On Thursday, Smriti Irani was replying to a debate on the JNU case and the suicide of Hyderabad student Rohith Vemula, incidents cited by the opposition as examples of the government trying to suppress dissent.
To demonstrate what she called the "depraved mentality" of a section of JNU students, the education minister started reading from a pamphlet allegedly circulated on campus, which had derogatory references to Goddess Durga. She also said "Mahishasur Martyrdom Day" was observed by students.
Ms Irani said today: "These are not documents of the government, I read it because I was asked to explain what is the proof. I would also like to say that I am a practicing Hindu, I am a Durga worshipper, I say it with a lot of pain what is free speech that certain political entities are giving respectability to."
CPM leader Sitaram Yechury questioned: "Why are Gods and demons being discussed in this house? Why is all this being brought up here and mayhem being created in the country?"
Attacking the government on the Rohith Vemula case, BSP leader Mayawati had earlier reminded Smriti Irani of her vow to "cut off her head" if her reply to the house was not satisfactory. "No, I am not satisfied with your reply. Will you now keep your promise?" Mayawati said.
The minister replied, "I appeal to BSP workers to come and take away my head. If you are not satisfied, I will cut my head and lay it at your feet."

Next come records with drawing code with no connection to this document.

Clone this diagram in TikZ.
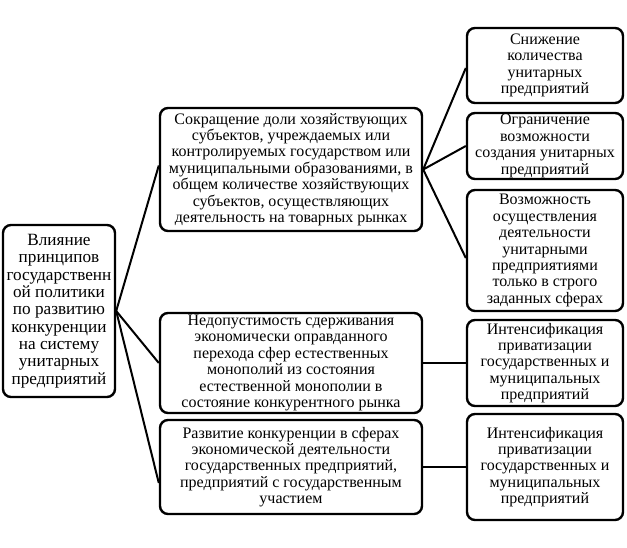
\documentclass[tikz,border=0pt]{standalone}
\usepackage{fontspec}
\setmainfont{Liberation Serif}
\begin{document}
\begin{tikzpicture}[x=1pt,y=-1pt,
  box/.style={draw, line width=2.4pt, rounded corners=8pt, align=center, inner sep=0.5pt,
    font=\fontsize{16}{16.4}\selectfont},
  bigbox/.style={box, font=\fontsize{17.2}{17.3}\selectfont},
  link/.style={line width=2pt}]
\useasboundingbox[fill=white] (0,0) rectangle (627,548);
\node[bigbox, minimum width=112pt, minimum height=172pt] (L) at (59,311)
  {Влияние\\принципов\\государственн\\ой политики\\по развитию\\конкуренции\\на систему\\унитарных\\предприятий};
\node[box, minimum width=262pt, minimum height=123pt] (A) at (291,169.5)
  {Сокращение доли хозяйствующих\\субъектов, учреждаемых или\\контролируемых государством или\\муниципальными образованиями, в\\общем количестве хозяйствующих\\субъектов, осуществляющих\\деятельность на товарных рынках};
\node[box, minimum width=262pt, minimum height=100pt] (B) at (291,363)
  {Недопустимость сдерживания\\экономически оправданного\\перехода сфер естественных\\монополий из состояния\\естественной монополии в\\состояние конкурентного рынка};
\node[box, minimum width=262pt, minimum height=94pt] (C) at (291,467)
  {Развитие конкуренции в сферах\\экономической деятельности\\государственных предприятий,\\предприятий с государственным\\участием};
\node[box, minimum width=156pt, minimum height=75pt] (R1) at (545,65.5)
  {Снижение\\количества\\унитарных\\предприятий};
\node[box, minimum width=156pt, minimum height=66pt] (R2) at (545,146)
  {Ограничение\\возможности\\создания унитарных\\предприятий};
\node[box, minimum width=156pt, minimum height=121pt] (R3) at (545,250.5)
  {Возможность\\осуществления\\деятельности\\унитарными\\предприятиями\\только в строго\\заданных сферах};
\node[box, minimum width=156pt, minimum height=86pt] (R4) at (545,363)
  {Интенсификация\\приватизации\\государственных и\\муниципальных\\предприятий};
\node[box, minimum width=156pt, minimum height=106pt] (R5) at (545,467)
  {Интенсификация\\приватизации\\государственных и\\муниципальных\\предприятий};
\draw[link] (L.east) -- ([yshift=4pt]A.west);
\draw[link] (L.east) -- (B.west);
\draw[link] (L.east) -- ([yshift=-16pt]C.west);
\draw[link] (A.east) -- ([yshift=-2.5pt]R1.west);
\draw[link] (A.east) -- (R2.west);
\draw[link] (A.east) -- ([yshift=-7.5pt]R3.west);
\draw[link] (B.east) -- (R4.west);
\draw[link] (C.east) -- (R5.west);
\end{tikzpicture}
\end{document}
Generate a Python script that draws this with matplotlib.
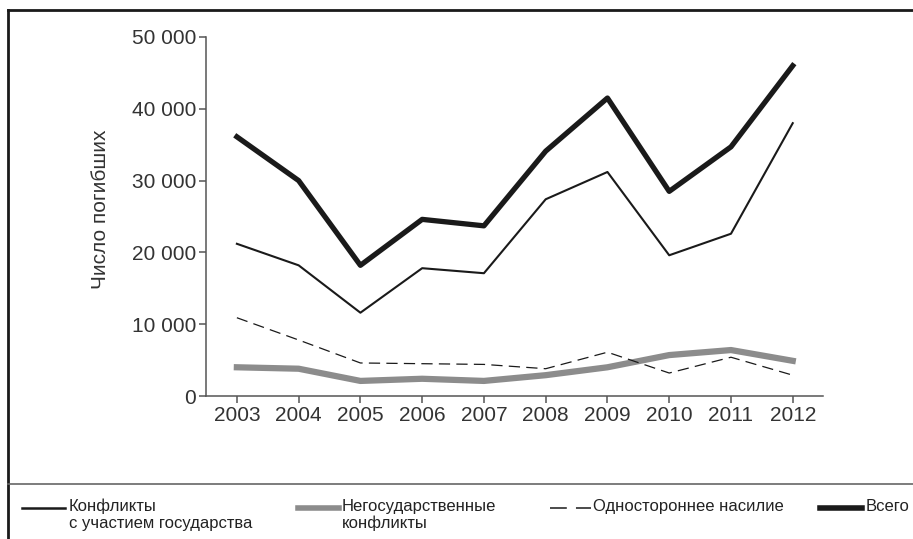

The opposition had said this morning that Ms Irani must apologise or the house would not run. Deputy Chairman PJ Kurien said he would examine the remarks and have them removed if they were blasphemous.
For three days in Parliament, the government and the opposition have exchanged allegations linked to JNU students who have been charged with sedition over an event on February 9 in support of Parliament attack convict Afzal Guru, during which anti-India slogans were raised.
The fight and multiple disruptions threaten to hold up important legislation including the GST or Goods and Services Tax bill.